"Kenapa itu bisa menggugah, kisah (Layangan Putus) mungkin dekat dengan apa yang pernah mereka alami atau yang dialami sama orang terdekat (pembaca)," imbuh dia.
"Jadi, ketika ada situasi yang mirip, otak kita akan bekerja (dan) mengingatkan pada perasaan yang mirip juga yang pernah kita alami," imbuh Pingkan.
Perempuan yang juga menjadi dosen di Universitas Bina Nusantara (Binus) ini mengatakan, ketika seseorang membaca sebuah kisah kemudian muncul perasaan sedih atau marah, dia juga sebenarnya mengingat pengalaman yang membuatnya marah atau kesal.

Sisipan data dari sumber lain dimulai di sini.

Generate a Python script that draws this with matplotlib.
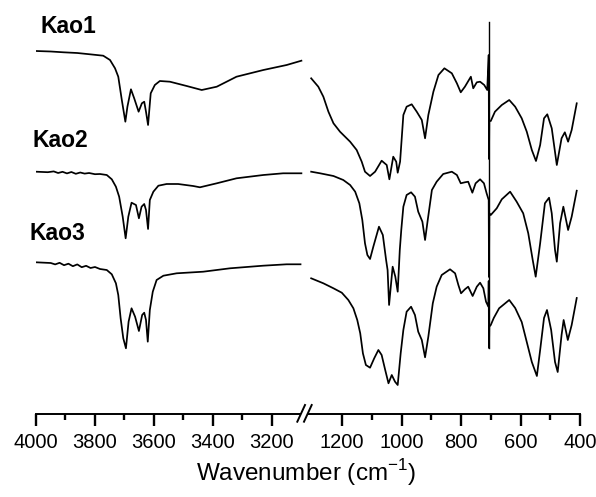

Baik itu pengalaman yang dialami diri sendiri, ataupun orang terdekat. Emosi inilah yang kemudian membuat seseorang dapat bersimpati dan menempatkan diri menjadi tokoh istri dalam cerita Layangan Putus itu.
Menurut Pingkan, hal seperti ini sebenarnya wajar. Akan tetapi, ada beberapa orang yang kemarahannya atau kekesalannya melebihi batas normal.
Ibarat kekesalan dalam skala 0-10, bila seseorang mengungkapkan kekecewaan atau kemarahan pada level 5, itu masih wajar.
Namun bila sudah lebih dari itu, misalnya sampai di level 8, kemungkinan besar ada masalah pada diri orang tersebut, ada faktor-faktor kepribadian yang memengaruhi hal ini.